Mr. Napier, who seems to have been one of the most considerate and high-minded of men, was moved to energetic remonstrance on this occasion. Lord Brougham explained his strong language away, but he was incapable of really controlling himself, and the strain was never lessened until 1843, when the correspondence ceases, and we learn that there had been a quarrel between him and his too long-suffering correspondent. Yet John Allen,--that able scholar and conspicuous figure in the annals of Holland House--wrote of Brougham to Mr. Napier:--"He is not a malignant or bad-hearted man, but he is an unscrupulous one, and where his passions are concerned or his vanity irritated, there is no excess of which he is not capable." Of Brougham's strong and manly sense, when passion or vanity did not cloud it, and even of a sort of careful justice, these letters give more than one instance. The _Quarterly Review_, for instance, had an article on Romilly's Memoirs, which to Romilly's friends seemed to do him less than justice. Brougham took a more sensible view.

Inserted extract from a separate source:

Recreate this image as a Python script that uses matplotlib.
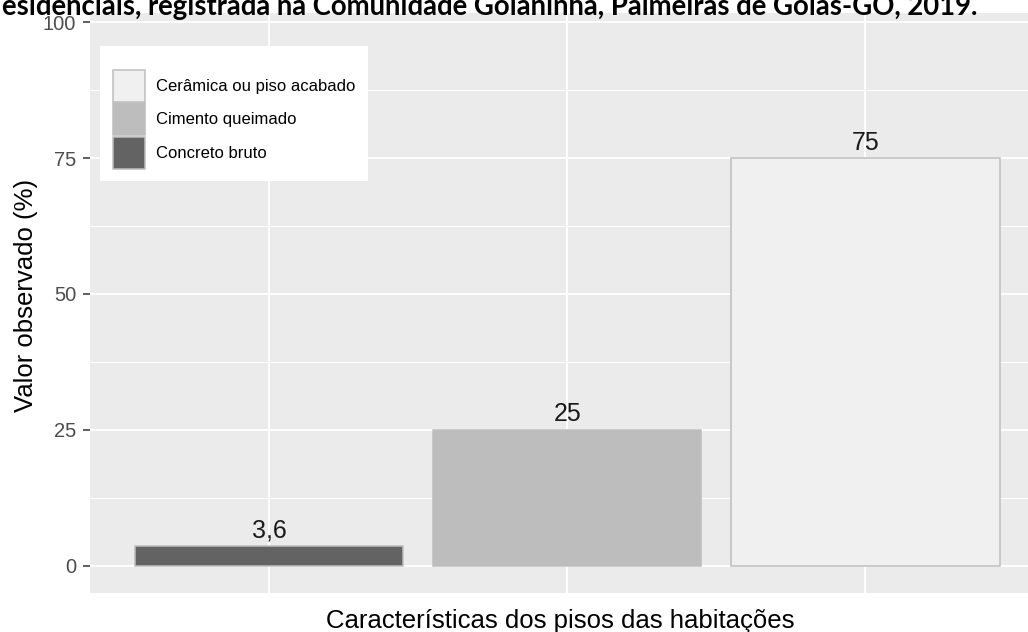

"Surely we had no right whatever to expect that they whom Romilly had all his life so stoutly opposed, and who were treated by him with great harshness, should treat him as his friends would do, and at the very moment when a most injudicious act of his family was bringing out all his secret thoughts against them. Only place yourself in the same position, and suppose that Canning's private journals had been published,--the journals he may have kept while the bitterest enemy of the Whigs, and in every page of which there must have been some passage offensive to the feelings of the living and of the friends of the dead. Would any mercy have been shown to Canning's character and memory by any of the Whig party, either in society or in Reviews? Would the line have been drawn of only attacking Canning's executors, who published the papers, and leaving Canning himself untouched? Clearly and certainly not, and yet I am putting a very much weaker case, for we had joined Canning, and all political enmity was at an end: whereas the Tories and Romilly never had for an hour laid aside their mutual hostility."

And if he was capable of equity, Brougham was also capable of hearty admiration, even of an old friend who had on later occasions gone into a line which he intensely disliked. It is a relief in the pages of blusterous anger and raging censure to come upon what he says of Jeffrey.

"I can truly say that there never in all my life crossed my mind one single unkind feeling respecting him, or indeed any feeling but that of the warmest affection and the most unmingled admiration of his character, believing and knowing him to be as excellent and amiable as he is great in the ordinary, and, as I think, the far less important sense of the word."